* OBJECTIVE
Starting at the first line of the listing below, repeat each line up to and including the one containing "from matplotlib.patches import". Leave out pictures.
# RECORDED INFORMATION start
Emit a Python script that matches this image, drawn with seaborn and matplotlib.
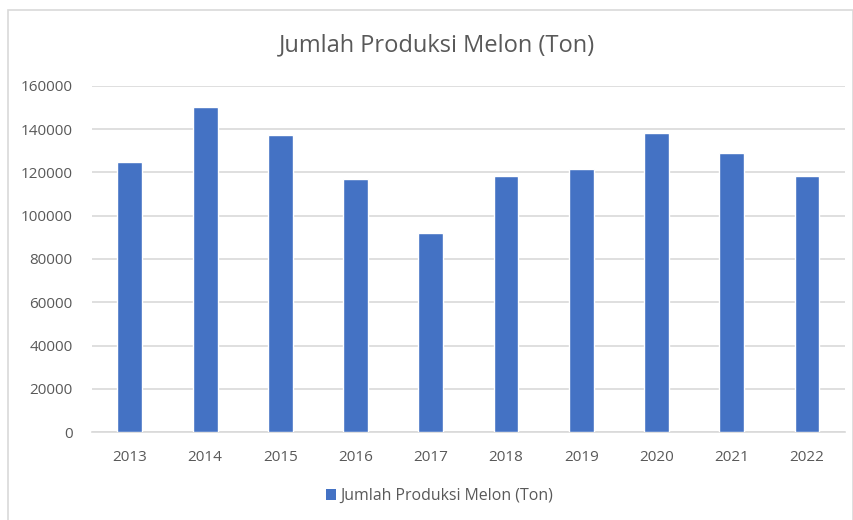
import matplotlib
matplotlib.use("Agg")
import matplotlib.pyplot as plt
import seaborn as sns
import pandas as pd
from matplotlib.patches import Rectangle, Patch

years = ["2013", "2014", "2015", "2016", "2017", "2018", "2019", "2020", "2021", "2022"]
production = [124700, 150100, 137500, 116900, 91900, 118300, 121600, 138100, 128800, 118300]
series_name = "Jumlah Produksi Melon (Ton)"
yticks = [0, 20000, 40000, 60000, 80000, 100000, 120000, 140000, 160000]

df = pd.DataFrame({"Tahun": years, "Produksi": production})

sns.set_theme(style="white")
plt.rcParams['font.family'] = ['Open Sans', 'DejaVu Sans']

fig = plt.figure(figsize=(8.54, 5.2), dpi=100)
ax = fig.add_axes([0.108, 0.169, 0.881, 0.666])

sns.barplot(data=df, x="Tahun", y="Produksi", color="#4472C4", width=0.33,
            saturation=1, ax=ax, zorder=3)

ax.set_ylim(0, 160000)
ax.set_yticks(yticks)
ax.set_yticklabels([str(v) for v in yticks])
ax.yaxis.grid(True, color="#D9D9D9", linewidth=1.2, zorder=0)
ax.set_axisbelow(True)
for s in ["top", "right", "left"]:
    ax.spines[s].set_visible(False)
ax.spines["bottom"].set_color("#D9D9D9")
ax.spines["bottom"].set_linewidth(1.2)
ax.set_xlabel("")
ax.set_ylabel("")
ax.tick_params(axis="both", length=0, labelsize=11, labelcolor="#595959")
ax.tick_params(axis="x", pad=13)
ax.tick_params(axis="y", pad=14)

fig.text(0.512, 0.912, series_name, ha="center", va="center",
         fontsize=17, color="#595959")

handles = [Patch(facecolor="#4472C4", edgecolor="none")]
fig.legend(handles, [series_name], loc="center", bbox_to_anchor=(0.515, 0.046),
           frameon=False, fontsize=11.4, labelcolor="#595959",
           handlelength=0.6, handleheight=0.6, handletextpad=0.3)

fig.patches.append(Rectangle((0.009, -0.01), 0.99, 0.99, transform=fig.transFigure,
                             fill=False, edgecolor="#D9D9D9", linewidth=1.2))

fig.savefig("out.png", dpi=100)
# RECORDED INFORMATION end
* EXERCISE SOLUTION
Emit a Python script that matches this image, drawn with seaborn and matplotlib.
import matplotlib
matplotlib.use("Agg")
import matplotlib.pyplot as plt
import seaborn as sns
import pandas as pd
from matplotlib.patches import Rectangle, Patch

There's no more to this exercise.